Exercise brief:
Print all of the lines exactly. Any picture among them stays out.

Given entries:
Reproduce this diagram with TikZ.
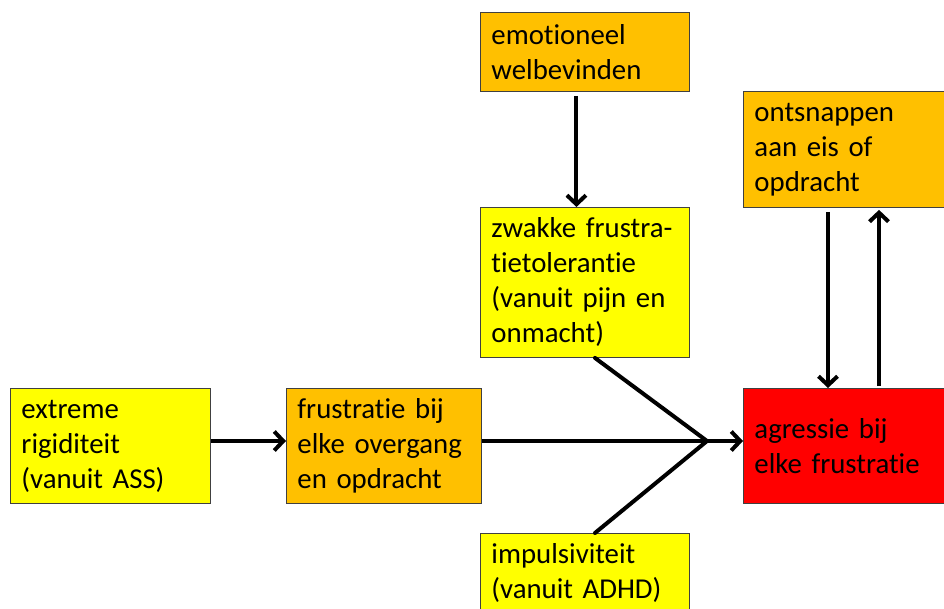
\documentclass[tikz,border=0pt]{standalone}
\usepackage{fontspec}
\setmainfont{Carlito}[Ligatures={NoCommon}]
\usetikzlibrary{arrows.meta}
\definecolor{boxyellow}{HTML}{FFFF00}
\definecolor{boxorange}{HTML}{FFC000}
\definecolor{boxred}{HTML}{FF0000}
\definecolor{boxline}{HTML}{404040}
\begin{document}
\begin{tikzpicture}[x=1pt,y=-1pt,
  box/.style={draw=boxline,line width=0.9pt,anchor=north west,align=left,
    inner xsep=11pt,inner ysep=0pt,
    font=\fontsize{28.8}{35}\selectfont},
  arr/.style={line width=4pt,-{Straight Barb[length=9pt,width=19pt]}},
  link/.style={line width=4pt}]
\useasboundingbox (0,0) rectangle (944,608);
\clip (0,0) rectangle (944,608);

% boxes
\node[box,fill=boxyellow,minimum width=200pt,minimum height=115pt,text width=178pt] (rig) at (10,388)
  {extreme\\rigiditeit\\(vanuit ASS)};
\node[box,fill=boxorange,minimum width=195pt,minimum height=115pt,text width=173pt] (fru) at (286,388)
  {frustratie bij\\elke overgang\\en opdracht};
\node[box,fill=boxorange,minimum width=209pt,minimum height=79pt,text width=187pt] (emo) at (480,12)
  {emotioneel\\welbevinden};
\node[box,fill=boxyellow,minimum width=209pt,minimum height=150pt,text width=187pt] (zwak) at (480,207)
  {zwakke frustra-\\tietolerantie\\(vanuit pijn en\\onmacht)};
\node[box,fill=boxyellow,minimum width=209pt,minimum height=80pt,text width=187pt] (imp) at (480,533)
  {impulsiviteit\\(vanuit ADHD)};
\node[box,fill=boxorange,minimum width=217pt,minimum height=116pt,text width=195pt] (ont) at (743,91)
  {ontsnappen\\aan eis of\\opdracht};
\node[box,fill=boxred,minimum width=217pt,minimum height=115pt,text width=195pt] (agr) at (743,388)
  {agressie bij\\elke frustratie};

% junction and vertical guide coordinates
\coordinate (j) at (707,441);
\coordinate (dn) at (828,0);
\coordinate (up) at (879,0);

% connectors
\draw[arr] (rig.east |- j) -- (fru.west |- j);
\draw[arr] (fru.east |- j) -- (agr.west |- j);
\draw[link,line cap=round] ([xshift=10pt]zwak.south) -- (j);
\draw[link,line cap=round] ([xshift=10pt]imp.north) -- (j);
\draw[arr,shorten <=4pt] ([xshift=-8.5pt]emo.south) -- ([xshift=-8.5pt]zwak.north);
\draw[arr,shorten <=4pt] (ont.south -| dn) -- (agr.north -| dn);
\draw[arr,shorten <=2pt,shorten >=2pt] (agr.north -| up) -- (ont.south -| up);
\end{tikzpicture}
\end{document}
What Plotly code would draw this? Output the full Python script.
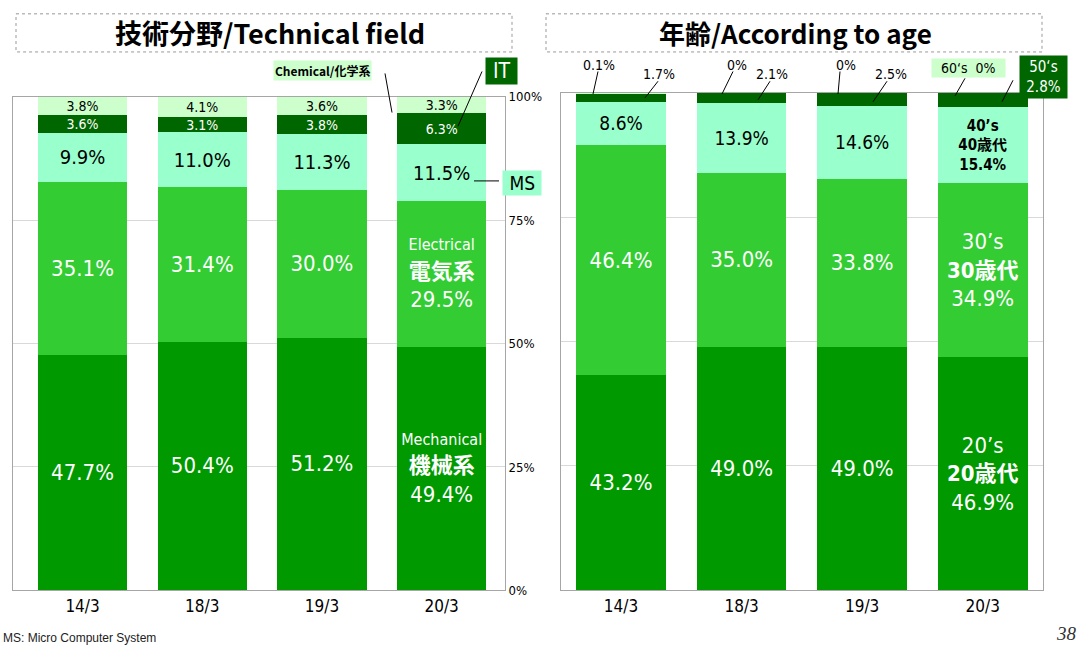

Completed exercise:
Reproduce this diagram with TikZ.
\documentclass[tikz,border=0pt]{standalone}
\usepackage{fontspec}
\setmainfont{Carlito}[Ligatures={NoCommon}]
\usetikzlibrary{arrows.meta}
\definecolor{boxyellow}{HTML}{FFFF00}
\definecolor{boxorange}{HTML}{FFC000}
\definecolor{boxred}{HTML}{FF0000}
\definecolor{boxline}{HTML}{404040}
\begin{document}
\begin{tikzpicture}[x=1pt,y=-1pt,
  box/.style={draw=boxline,line width=0.9pt,anchor=north west,align=left,
    inner xsep=11pt,inner ysep=0pt,
    font=\fontsize{28.8}{35}\selectfont},
  arr/.style={line width=4pt,-{Straight Barb[length=9pt,width=19pt]}},
  link/.style={line width=4pt}]
\useasboundingbox (0,0) rectangle (944,608);
\clip (0,0) rectangle (944,608);

% boxes
\node[box,fill=boxyellow,minimum width=200pt,minimum height=115pt,text width=178pt] (rig) at (10,388)
  {extreme\\rigiditeit\\(vanuit ASS)};
\node[box,fill=boxorange,minimum width=195pt,minimum height=115pt,text width=173pt] (fru) at (286,388)
  {frustratie bij\\elke overgang\\en opdracht};
\node[box,fill=boxorange,minimum width=209pt,minimum height=79pt,text width=187pt] (emo) at (480,12)
  {emotioneel\\welbevinden};
\node[box,fill=boxyellow,minimum width=209pt,minimum height=150pt,text width=187pt] (zwak) at (480,207)
  {zwakke frustra-\\tietolerantie\\(vanuit pijn en\\onmacht)};
\node[box,fill=boxyellow,minimum width=209pt,minimum height=80pt,text width=187pt] (imp) at (480,533)
  {impulsiviteit\\(vanuit ADHD)};
\node[box,fill=boxorange,minimum width=217pt,minimum height=116pt,text width=195pt] (ont) at (743,91)
  {ontsnappen\\aan eis of\\opdracht};
\node[box,fill=boxred,minimum width=217pt,minimum height=115pt,text width=195pt] (agr) at (743,388)
  {agressie bij\\elke frustratie};

% junction and vertical guide coordinates
\coordinate (j) at (707,441);
\coordinate (dn) at (828,0);
\coordinate (up) at (879,0);

% connectors
\draw[arr] (rig.east |- j) -- (fru.west |- j);
\draw[arr] (fru.east |- j) -- (agr.west |- j);
\draw[link,line cap=round] ([xshift=10pt]zwak.south) -- (j);
\draw[link,line cap=round] ([xshift=10pt]imp.north) -- (j);
\draw[arr,shorten <=4pt] ([xshift=-8.5pt]emo.south) -- ([xshift=-8.5pt]zwak.north);
\draw[arr,shorten <=4pt] (ont.south -| dn) -- (agr.north -| dn);
\draw[arr,shorten <=2pt,shorten >=2pt] (agr.north -| up) -- (ont.south -| up);
\end{tikzpicture}
\end{document}
What Plotly code would draw this? Output the full Python script.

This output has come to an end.